There is something about me and the cold weather, I don't know what is is but I adore it. The cold weather means hot cocoa, apple cider, homemade apple crisp, homemade chicken noodle soup, fires out back with smores, curling up in my room with my blanket watching television, and much much more. For some reason every time it gets cold I feel good inside, although I do find myself also getting sad at times. But generally I am much happier during the cold season. The only reason i'd find myself sad would be because I get lonelier when its cold out because I find myself wanting to cuddle up with someone. This weather has such a major impact on me, I find myself thinking much more and being more poetic about everything. I'm excited about the weather.

Tuesday, October 28, 2008

I don't know how to smile.




Really, I don't. Any picture I ever take my smile looks soo bad in. Oh, well i'll learn someday lol. So, last night was amazing. I love spending time with Samantha, we really don't get to do it enough. From taking a thousand pictures, to a random lady asking me if I was okay and if I needed help because I was laying on the side of the road and to Samantha dying my hair dark chocolate brown and me freaking out. It was all amazing and perfect in every way. I love my best friend. She makes me smile :]

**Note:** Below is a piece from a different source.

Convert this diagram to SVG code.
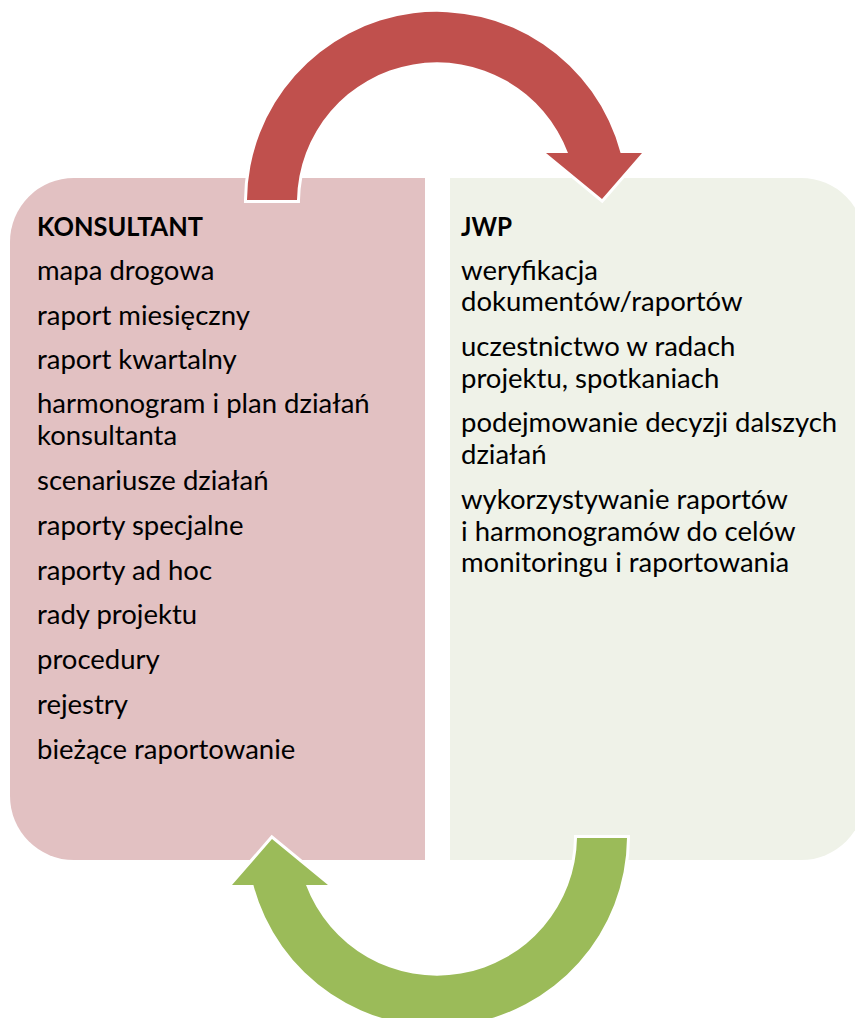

Thursday, October 23, 2008

Farewell.

My last blog site shut down or something, I think. I'm really not sure, but i'm kinda really upset about it. That thing had my heart on it. I would of printed out everything if I knew it was gonna shut down so fast...now everything I had is gone. I hope this thing will do for now. I need to write, I've felt incomplete the last few days without somewhere that I can vent. Writing has become my escape from emotions, and my way of expressing myself. Who knew that words had such power to them. I've grown a deep love and admiration for the english language, and through my writing I want to show people who I am inside. I've realized a lot recently through my quiet times. I am someone who needs to express herself. I do this through playing music, and through writing. Those are my two way of relieving everything that i've bottled up inside.

Writing, music...the arts...they are my passion.